Blick Rothenberg’s Martin Reynard helps a reader with a question about retirement planning.
I recently came across the ‘small pot lump sums’ benefit whereby up to three separate small pots each worth up to £10,000 can be cashed in. Withdrawal doesn’t jeopardise ongoing pension contributions or lifetime allowance limits.
I have several friends who have NHS pensions but are seeking saving accounts for capital growth. Would it be possible for them to open up to three Sipps, pay in spare cash, benefit from the 20% tax rebate each year plus investment growth, and cash in the Sipp as the £10,000 limit is approached?
Additionally, I wonder if money can be transferred from uncrystallised large pots to a secondary small pension and then cashed in without triggering penalties and contribution limits?
Nigel Clarkson, by email
Martin Reynard at Blick Rothenberg replies: You are right that a pension arrangement worth less than £10,000 can be taken as a ‘small pot lump sum’. A maximum of three such small pots can be taken from ‘non-occupational’ (personal pension) plans. There is no restriction on the number of occupational or public service pension schemes that may be taken in this way.
A small pot lump sum is a retirement benefit, so it is not available before age 55. While 25% is tax-free, the remainder is taxed as income in the tax year of receipt. In that sense, taking a small pot lump sum is no different from drawing an ‘uncrystallised fund pension lump sum’ or a combination of tax-free cash and flexi-access drawdown. However, it does differ in that a small pot is not tested against the lifetime allowance and will not trigger the money purchase annual allowance (which might limit subsequent tax-relievable pension contributions to £4,000 a year).

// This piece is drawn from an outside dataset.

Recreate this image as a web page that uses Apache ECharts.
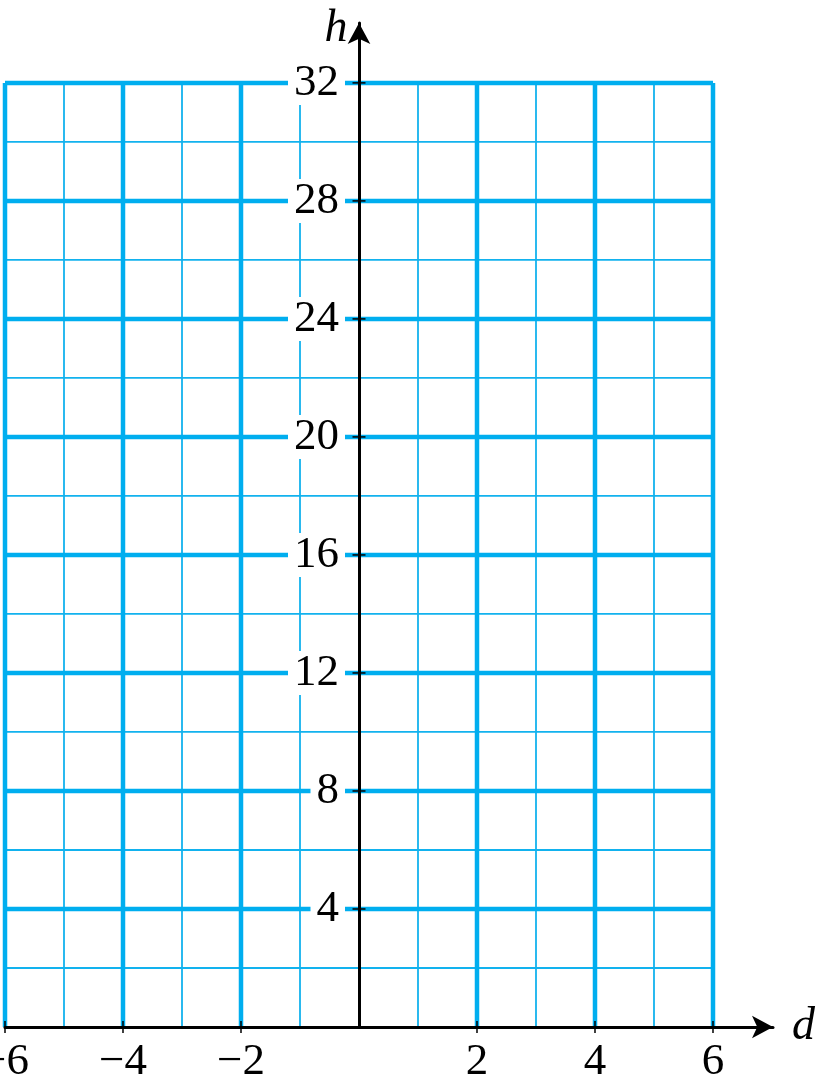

Additional annual personal contributions of more than £3,600 gross paid into a Sipp will only receive tax relief if you have earnings in excess of this. If, as might be inferred, you have already retired and no longer work, you will be limited to further contributions of £3,600 a year with 20% tax relief.
You imply that the additional Sipp contributions will be funded from tax-free cash already received. You need to be careful, as there are strict rules around ‘recycling’ tax-free cash, which levy a tax charge of at least 40% on such contributions. The recycling rules are complicated. Whether a tax charge is triggered will depend on timing, amounts and the extent to which HMRC believes the exercise was planned solely to take advantage of pension tax breaks.
It is possible to partially transfer from one pension plan to another to create a small pot in the receiving arrangement. Alternatively, an existing segmented pension plan can be ‘reshaped’ by moving funds between segments to create up to three individual segments of the requisite £10,000 or less – it is the number of ‘arrangements’ that is limited. A single pension plan set up as, say, 100 segments, consists of 100 separate arrangements for the purposes of the small pot rules.
Be careful of allowing the proposed small pot to get too close to £10,000. While it may fall just short of £10,000 when a request for payment is made, it cannot be paid as a small pot if by the time payment is ready to be made it has grown to more than £10,000.